Carceri D'Invenzione - print 11, second edition This intaglio print was made by Giovanni Battista Piranesi in the 1760's. It was the eleventh in a series of fourteen, entitled 'Carceri D'invenzione', or 'Prison of Creation'. Piranesi had much architectural influence, his father being a stonemason and brother an architect. The prison scene was a relatively common subject in surviving designs for eighteenth century stage sets. Examples of this can be found in the drawings of Filippo Juvarra, whose designs for Cardinal Ottoboni's theatre were a source of particular inspiration for Piranesi. The actual purpose behind this etching, and in fact the series, is not precisely know. The events that occurred in Rome in the 1700's do not give us much of an insight. However, it has been written in numerous books that the Carceri was a product of opium-induced hallucinations. It has also been suggested that Piranesi's inspiration was previous Roman art itself.

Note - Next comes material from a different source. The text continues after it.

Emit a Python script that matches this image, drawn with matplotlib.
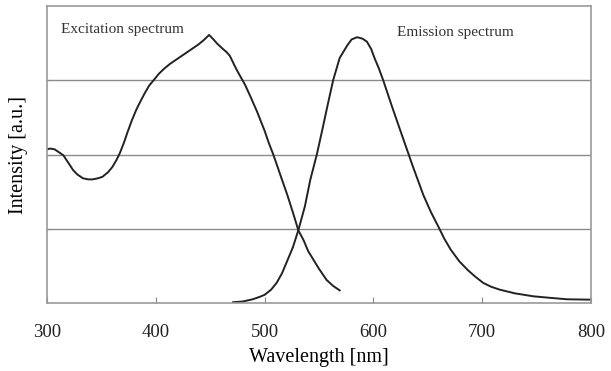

Roman art and architecture had a profound impact not only on the succeeding art of the Middle Ages, but on this Renaissance and baroque period as well. John Welton-Ely, in The Mind and the Art of Giovanni Battista Piranesi, went one step further in suggesting the Carceri was ...a gesture of defiance to the partons and architects of Rome who had failed to measure up to the creative possibilities suggested by the 'speaking ruins' surrounding them.
This particular print is an excellent example of the etching method. It represents an intensely private work, far ahead of its time in the usage of dramatic design elements. The most relied on element is that of perspective. The walls and stairs are gigantic in comparison to the tiny figures on them. This illustrates Piranesi's personal admiration for the statuesque beauty of the Roman buildings. Another aspect of perspective is the three dimensional appearance of the piece. This also flows into the element of tone in that the further back the walls get, the lighter they are etched. The tone has a dramatic effect on the overall piece. It is very detailed, giving depth, and seems to accentuate the idea of a prison in its seemingly dirty appearance. The line of the work is also an important aspect. It is rather expressive and definite, which outlines the architectural nature of Piranesi's work. The combination of the main design elements of tone, line and perspective, give an intensely effective overall appeal. It is doubtful that the ruins of Rome will ever again be so emotionally and ingeniously represented.